Before initiation of the turn, I shift the board under me forward so that my weight is on the tail. If I do this aggressively enough, the nose of the board can lift off the ground. I then drive my weight forward, shifting the board behind me, while dropping/driving the downhill edge into the hill to strongly engage the edge?
Seems backwards to me? Dont you want your weight on the nose when you initiate and the weight outback when finishing the turn, leaning back when turning in would lead to washing out/understeer I would think......
The aft move is so you can then drive fore to get your weight more powerfully on the front edge. I'm just wondering if I'm doing this right. Hoping to get some further insight.
Before initiation of the turn you are aft on the tail because of finishing the turn , I shift the board under me forward so that my weight is on the tail You don't shift...because you are already on the tail...finishing the turn. If I do this aggressively enough, yes you want to aggressively get on the nose the nose of the board can lift off the ground you are on the tail and using the pop/decamber the board that can lift the nose. I then drive my weight forward moving your body/weight to the nose, shifting the board behind me shifting/moving the board under you (verse moving your body over the board) is generally considered a more advanced skill, e.g., cross-under turns/carves verses cross-overs, while dropping/driving actually you are dropping or driving your weight on the nose to initiate/set the edge...thereby initiating the turn/carvethe downhill edge into the hill to strongly engage the edge?

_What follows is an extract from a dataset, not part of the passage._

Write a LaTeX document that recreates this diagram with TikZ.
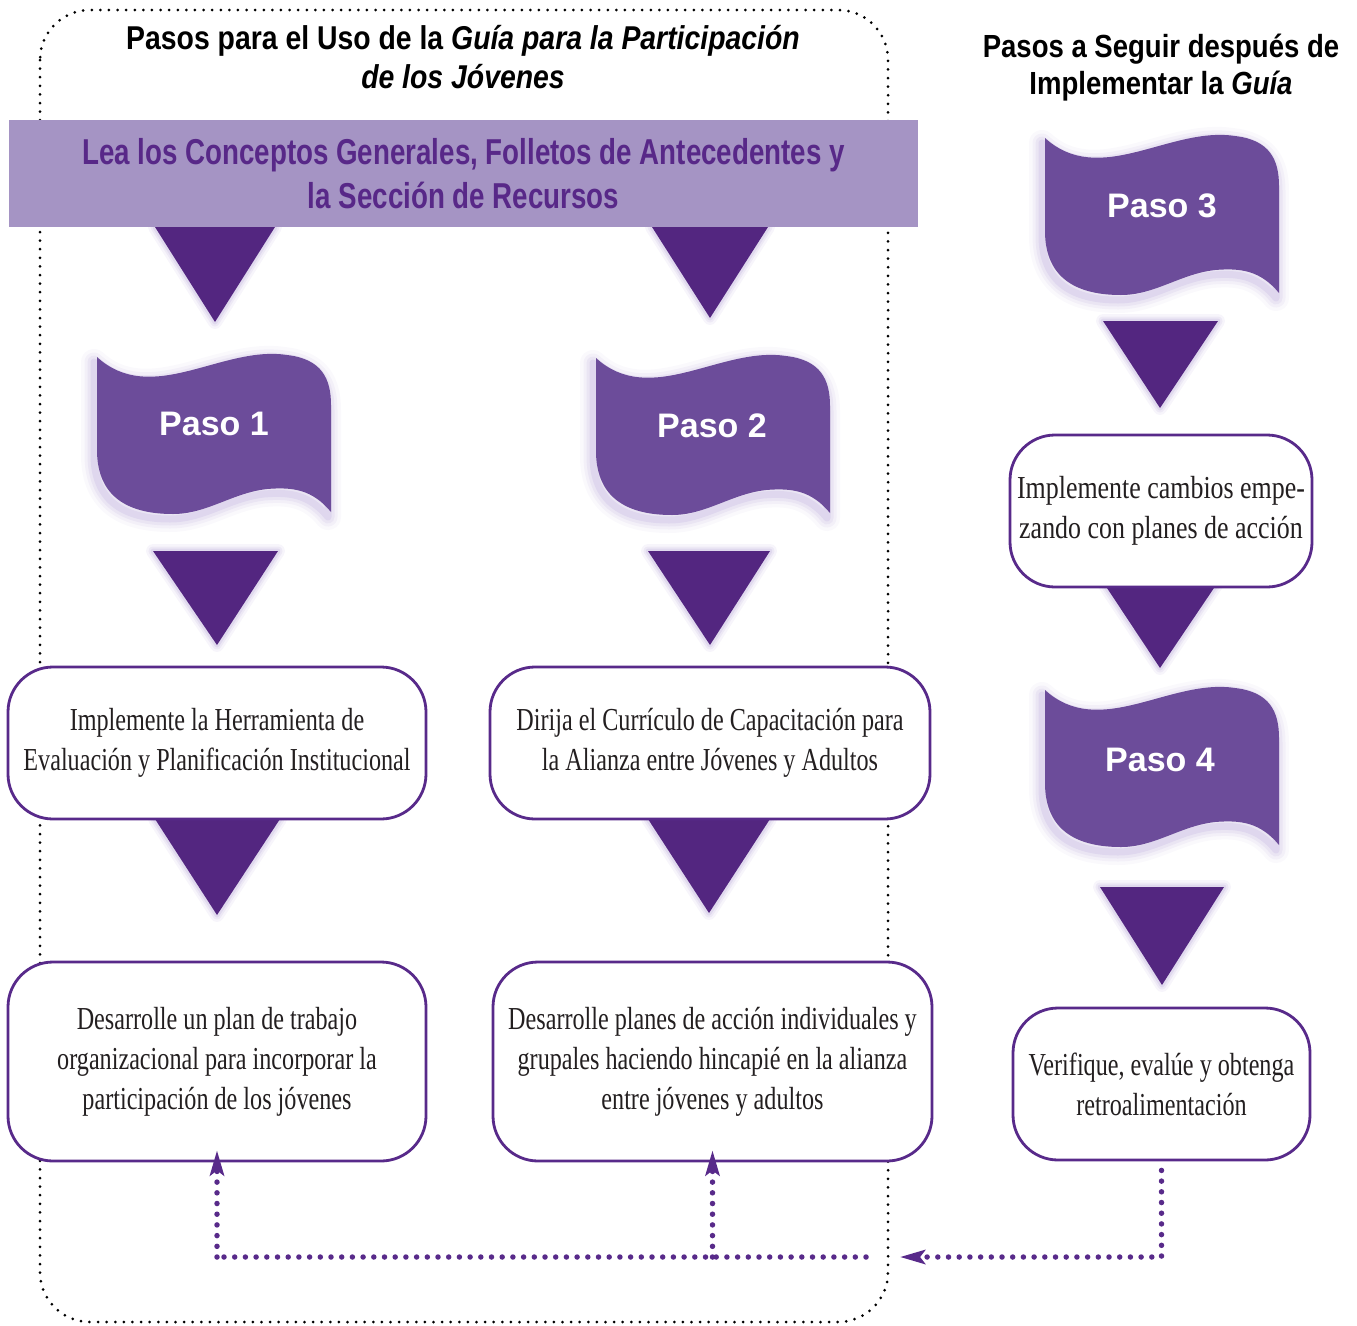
\documentclass[tikz,border=0pt]{standalone}
\usepackage{fontspec}
\usetikzlibrary{arrows.meta,calc}
\newfontfamily\headfont{Liberation Sans}[FakeStretch=0.86]
\newfontfamily\bannerfont{Liberation Sans}[FakeStretch=0.77]
\newfontfamily\pasofont{Liberation Sans}
\newfontfamily\boxfont{Liberation Serif}[FakeStretch=0.755]
\newfontfamily\boxfontwide{Liberation Serif}[FakeStretch=0.81]
\definecolor{bannerfill}{RGB}{165,148,196}
\definecolor{bannertext}{RGB}{88,40,136}
\definecolor{flagfill}{RGB}{108,76,154}
\definecolor{trifill}{RGB}{83,38,128}
\definecolor{boxline}{RGB}{88,42,138}
\definecolor{glowc}{RGB}{190,175,220}
\definecolor{bodytext}{RGB}{35,31,32}
\tikzset{
  stepbox/.style={draw=boxline, line width=2.8pt, fill=white, rounded corners=45pt,
    align=center, font=\boxfont\fontsize{32}{40}\selectfont, text=bodytext, inner sep=0pt},
  stepboxwide/.style={stepbox, font=\boxfontwide\fontsize{32}{40}\selectfont},
  pasotext/.style={text=white, font=\pasofont\bfseries\fontsize{34}{40}\selectfont},
  headtext/.style={align=center, text=black, font=\headfont\bfseries\fontsize{33}{39}\selectfont},
  headtextr/.style={headtext, font=\headfont\bfseries\fontsize{32}{37}\selectfont},
  bannertxt/.style={fill=bannerfill, text=bannertext, align=center, inner sep=0pt,
    font=\bannerfont\bfseries\fontsize{36}{44}\selectfont},
  framedots/.style={draw=black, line width=3pt, dash pattern=on 0pt off 8.6pt, line cap=round},
  fb/.style={draw=boxline, line width=5.5pt, dash pattern=on 0pt off 10.7pt, line cap=round},
  fbtip/.tip={Stealth[length=25pt,width=14pt,inset=5pt]},
  flagpath/.style={insert path={(0,0) .. controls (55,50) and (125,-12) .. (190,-2)
     .. controls (225,2) and (234,22) .. (234,48) -- (234,155)
     .. controls (215,132) and (195,130) .. (170,132)
     .. controls (135,136) and (110,157) .. (76,157)
     .. controls (25,157) and (0,135) .. (0,93) -- cycle}},
  flag/.pic={
    \foreach \w/\o in {26/0.08,19/0.12,13/0.17,7/0.25}{
      \path[draw=glowc, line width=\w pt, opacity=\o, line join=round, shift={(-3,5)}, flagpath];
    }
    \path[fill=flagfill, flagpath];
  }
}
\newcommand\downtri[5]{%
  \foreach \w/\o in {14/0.12,9/0.18,5/0.28}{
    \draw[glowc, line width=\w pt, opacity=\o, line join=round] (#1,#3) -- (#2,#3) -- (#4,#5) -- cycle;}
  \fill[trifill] (#1,#3) -- (#2,#3) -- (#4,#5) -- cycle;}
\begin{document}
\begin{tikzpicture}[x=1pt,y=-1pt]
\useasboundingbox (0,0) rectangle (1357,1325);
% dotted frame
\draw[framedots, rounded corners=50pt] (40,10) rectangle (888,1322);
% triangles
\downtri{155}{275}{227}{215}{322}
\downtri{652}{768}{227}{710}{318}
\downtri{153}{278}{551}{217}{645}
\downtri{648}{770}{551}{710}{645}
\downtri{155}{280}{819}{217}{915}
\downtri{648}{770}{819}{709}{913}
\downtri{1103}{1218}{321}{1160}{408}
\downtri{1105}{1216}{585}{1160}{668}
\downtri{1100}{1224}{887}{1162}{985}
% flags
\pic at (97,357) {flag};
\pic at (596,358) {flag};
\pic at (1045,138) {flag};
\pic at (1045,690) {flag};
\node[pasotext] (p1) at (214,424) {Paso 1};
\node[pasotext] (p2) at (712,426) {Paso 2};
\node[pasotext] (p3) at (1162,206) {Paso 3};
\node[pasotext] (p4) at (1160,760) {Paso 4};
% boxes
\node[stepbox, minimum width=418pt, minimum height=152pt] (A) at (217,743)
  {Implemente la Herramienta de\\Evaluación y Planificación Institucional};
\node[stepbox, minimum width=440pt, minimum height=152pt] (B) at (710,743)
  {Dirija el Currículo de Capacitación para\\la Alianza entre Jóvenes y Adultos};
\node[stepbox, minimum width=418pt, minimum height=199pt] (C) at (217,1061.5)
  {Desarrolle un plan de trabajo\\organizacional para incorporar la\\participación de los jóvenes};
\node[stepbox, minimum width=439pt, minimum height=199pt] (D) at (712.5,1061.5)
  {Desarrolle planes de acción individuales y\\grupales haciendo hincapié en la alianza\\entre jóvenes y adultos};
\node[stepboxwide, minimum width=302pt, minimum height=152pt] (E) at (1161,511)
  {Implemente cambios empe-\\zando con planes de acción};
\node[stepbox, minimum width=297pt, minimum height=152pt] (F) at (1161.5,1084)
  {Verifique, evalúe y obtenga\\retroalimentación};
% banner
\node[bannertxt, minimum width=909pt, minimum height=107pt] (ban) at (463.5,173.5)
  {Lea los Conceptos Generales, Folletos de Antecedentes y\\la Sección de Recursos};
% titles
\node[headtext] (t1) at (463,57) {Pasos para el Uso de la \textit{Guía para la Participación}\\\textit{de los Jóvenes}};
\node[headtextr] (t2) at (1161,68) {Pasos a Seguir después de\\Implementar la \textit{Guía}};
% feedback arrows
\coordinate (hl) at (866,1257);
\coordinate (tipR) at (900,1257);
\coordinate (jc) at (C.south |- hl);
\coordinate (jd) at (D.south |- hl);
\draw[fb, -fbtip] ($(F.south)+(0,9)$) |- (tipR);
\draw[fb] (hl) -- (jc);
\draw[fb, -fbtip] (jc) -- ($(C.south)+(0,-12)$);
\draw[fb, -fbtip] (jd) -- ($(D.south)+(0,-12)$);
\end{tikzpicture}
\end{document}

Before initiation of the turn, I shift the board under me forward so that my weight is on the tail. If I do this aggressively enough, the nose of the board can lift off the ground. I then drive my weight forward, shifting the board behind me, while dropping/driving the downhill edge into the hill to strongly engage the edge?
Where in the video do you see him do that? His riding is pretty stiff for an instructor (esp in the 1st half of the clip), but to his credit he is generally very centered fore-aft. Don't really see him in the backseat and with his weight aft at all (other than maybe at 2:05).
However for cross-under turns its about unweighting or sucking up the knees, moving the board both under the body to transition to the next edge and fore to get your weight on the nose.
btw...in the sando vid...he is basically doing cross-over turns...moving his body over the board and using alot of upper body rotation to make the turns happen...and he looks like a fk'n floopy chicken...imho shit style. As compared to Ryan Kapton who has a quiet upper body and using his lower body to rail turns...and imo a much cleaner and more efficient riding.
Thanks so much @wrathfuldeity for taking the time to respond. On the slopes now and doing aft at the end of the turn is money. Makes it a lot easier to initiate that next turn and got rid of my chatter on the steeps.
I have no idea what everyone is talking about. I just falling leaf everywhwre. Thats where its at. Edges are meant to be slid on.